--- begin RECORD LIST ---

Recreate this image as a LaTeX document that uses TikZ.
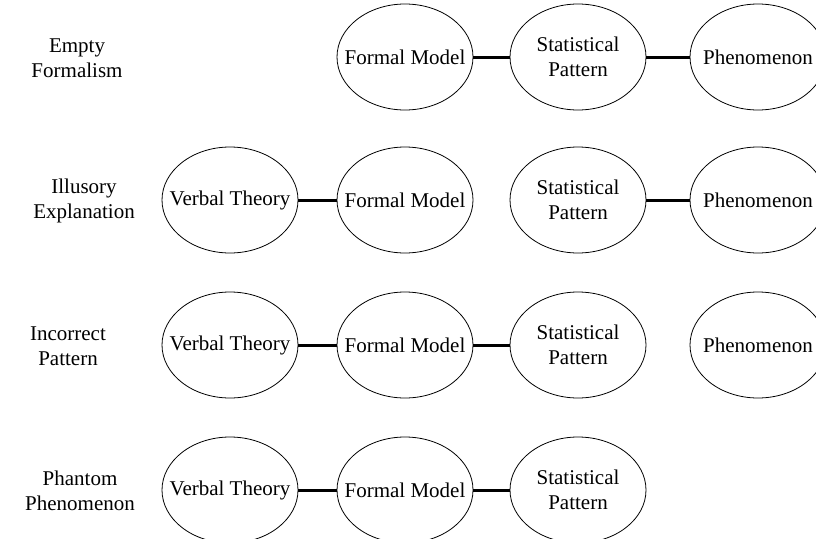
\documentclass[tikz,border=0pt]{standalone}
\usepackage{fontspec}
\setmainfont{Liberation Serif}
\usetikzlibrary{shapes.geometric}
\tikzset{
  box/.style={draw, ellipse, line width=0.8pt, minimum width=136pt, minimum height=106pt,
    inner sep=0pt, label={[txt]center:#1}},
  txt/.style={align=center, inner sep=0pt, font=\fontsize{21}{25}\selectfont},
  rowlabel/.style={txt},
  link/.style={line width=3pt}
}
\begin{document}
\begin{tikzpicture}[x=1pt, y=-1pt]
\clip (0,0) rectangle (816,538);
\pgfmathsetmacro{\vt}{230}
\pgfmathsetmacro{\fm}{405}
\pgfmathsetmacro{\sp}{578}
\pgfmathsetmacro{\ph}{758}
% Empty Formalism
\node[rowlabel] (lab1) at (77,58) {Empty\\Formalism};
\node[box=Formal Model] (fm1) at (\fm,57) {};
\node[box={Statistical\\Pattern}] (sp1) at (\sp,57) {};
\node[box=Phenomenon] (ph1) at (\ph,57) {};
\draw[link] (fm1)--(sp1);
\draw[link] (sp1)--(ph1);
% Illusory Explanation
\node[rowlabel] (lab2) at (84,201) {Illusory\\Explanation};
\node[box=Verbal Theory] (vt2) at (\vt,200) {};
\node[box=Formal Model] (fm2) at (\fm,200) {};
\node[box={Statistical\\Pattern}] (sp2) at (\sp,200) {};
\node[box=Phenomenon] (ph2) at (\ph,200) {};
\draw[link] (vt2)--(fm2);
\draw[link] (sp2)--(ph2);
% Incorrect Pattern
\node[rowlabel] (lab3) at (68,346) {Incorrect\\Pattern};
\node[box=Verbal Theory] (vt3) at (\vt,345) {};
\node[box=Formal Model] (fm3) at (\fm,345) {};
\node[box={Statistical\\Pattern}] (sp3) at (\sp,345) {};
\node[box=Phenomenon] (ph3) at (\ph,345) {};
\draw[link] (vt3)--(fm3);
\draw[link] (fm3)--(sp3);
% Phantom Phenomenon
\node[rowlabel] (lab4) at (80,491) {Phantom\\Phenomenon};
\node[box=Verbal Theory] (vt4) at (\vt,490) {};
\node[box=Formal Model] (fm4) at (\fm,490) {};
\node[box={Statistical\\Pattern}] (sp4) at (\sp,490) {};
\draw[link] (vt4)--(fm4);
\draw[link] (fm4)--(sp4);
\end{tikzpicture}
\end{document}
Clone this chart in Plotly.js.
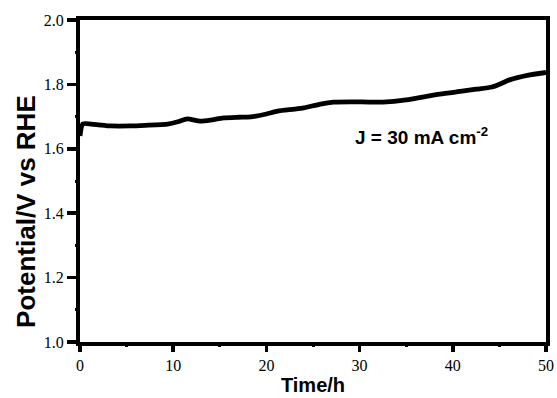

--- end RECORD LIST ---

SHORT TASK
Restate the listing above word for word, and skip the pictures.

EXPECTED OUTPUT
Recreate this image as a LaTeX document that uses TikZ.
\documentclass[tikz,border=0pt]{standalone}
\usepackage{fontspec}
\setmainfont{Liberation Serif}
\usetikzlibrary{shapes.geometric}
\tikzset{
  box/.style={draw, ellipse, line width=0.8pt, minimum width=136pt, minimum height=106pt,
    inner sep=0pt, label={[txt]center:#1}},
  txt/.style={align=center, inner sep=0pt, font=\fontsize{21}{25}\selectfont},
  rowlabel/.style={txt},
  link/.style={line width=3pt}
}
\begin{document}
\begin{tikzpicture}[x=1pt, y=-1pt]
\clip (0,0) rectangle (816,538);
\pgfmathsetmacro{\vt}{230}
\pgfmathsetmacro{\fm}{405}
\pgfmathsetmacro{\sp}{578}
\pgfmathsetmacro{\ph}{758}
% Empty Formalism
\node[rowlabel] (lab1) at (77,58) {Empty\\Formalism};
\node[box=Formal Model] (fm1) at (\fm,57) {};
\node[box={Statistical\\Pattern}] (sp1) at (\sp,57) {};
\node[box=Phenomenon] (ph1) at (\ph,57) {};
\draw[link] (fm1)--(sp1);
\draw[link] (sp1)--(ph1);
% Illusory Explanation
\node[rowlabel] (lab2) at (84,201) {Illusory\\Explanation};
\node[box=Verbal Theory] (vt2) at (\vt,200) {};
\node[box=Formal Model] (fm2) at (\fm,200) {};
\node[box={Statistical\\Pattern}] (sp2) at (\sp,200) {};
\node[box=Phenomenon] (ph2) at (\ph,200) {};
\draw[link] (vt2)--(fm2);
\draw[link] (sp2)--(ph2);
% Incorrect Pattern
\node[rowlabel] (lab3) at (68,346) {Incorrect\\Pattern};
\node[box=Verbal Theory] (vt3) at (\vt,345) {};
\node[box=Formal Model] (fm3) at (\fm,345) {};
\node[box={Statistical\\Pattern}] (sp3) at (\sp,345) {};
\node[box=Phenomenon] (ph3) at (\ph,345) {};
\draw[link] (vt3)--(fm3);
\draw[link] (fm3)--(sp3);
% Phantom Phenomenon
\node[rowlabel] (lab4) at (80,491) {Phantom\\Phenomenon};
\node[box=Verbal Theory] (vt4) at (\vt,490) {};
\node[box=Formal Model] (fm4) at (\fm,490) {};
\node[box={Statistical\\Pattern}] (sp4) at (\sp,490) {};
\draw[link] (vt4)--(fm4);
\draw[link] (fm4)--(sp4);
\end{tikzpicture}
\end{document}
Clone this chart in Plotly.js.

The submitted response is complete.